Uses spectral clustering to separate structural domains in chromosomes and proteins.

Parameters:
  • modes (ModeSet) – GNM modes used for segmentation
  • method (func) – Label assignment algorithm used after Laplacian embedding of loci.
KMeans(V, **kwargs)[source]

Performs k-means clustering on V. The function uses sklearn.cluster.KMeans(). See sklearn documents for details.

Parameters:
  • V (ndarray) – row-normalized eigenvectors for the purpose of clustering.
  • n_clusters (int) – specifies the number of clusters.
Hierarchy(V, **kwargs)[source]

Performs hierarchical clustering on V. The function essentially uses two scipy functions: linkage and fcluster. See scipy.cluster.hierarchy.linkage() and scipy.cluster.hierarchy.fcluster() for the explaination of the arguments. Here lists arguments that are different from those of scipy.

Parameters:
  • V (ndarray) – row-normalized eigenvectors for the purpose of clustering.
  • inconsistent_percentile – if the clustering criterion for scipy.cluster.hierarchy.fcluster()

is inconsistent and threshold t is not given (default), then the function will use the percentile specified by this argument as the threshold. :type inconsistent_percentile: double

Parameters:n_clusters – specifies the maximal number of clusters. If this argument is given, then the function will

automatically set criterion to maxclust and t equal to n_clusters. :type n_clusters: int

Discretize(V, **kwargs)[source]

Adapted from discretize(). Copyright please see LICENSE.rst.

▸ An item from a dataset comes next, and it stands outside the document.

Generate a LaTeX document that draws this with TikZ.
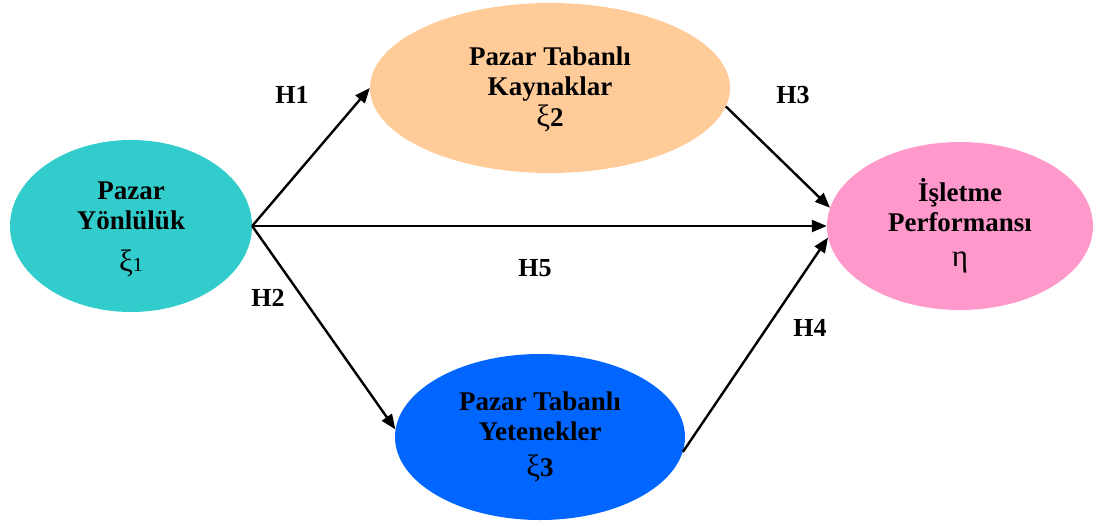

showLinkage(V, **kwargs)[source]

Shows the dendrogram of hierarchical clustering on V. See scipy.cluster.hierarchy.dendrogram() for details.

Parameters:V (ndarray) – row-normalized eigenvectors for the purpose of clustering.
GaussianMixture(V, **kwargs)[source]

Performs clustering on V by using Gaussian mixture models. The function uses sklearn.micture.GaussianMixture(). See sklearn documents for details.

Parameters:
  • V (ndarray) – row-normalized eigenvectors for the purpose of clustering.
  • n_clusters (int) – specifies the number of clusters.
BayesianGaussianMixture(V, **kwargs)[source]

Performs clustering on V by using Gaussian mixture models with variational inference. The function uses sklearn.micture.GaussianMixture(). See sklearn documents for details.

Parameters:
  • V (ndarray) – row-normalized eigenvectors for the purpose of clustering.
  • n_clusters (int) – specifies the number of clusters.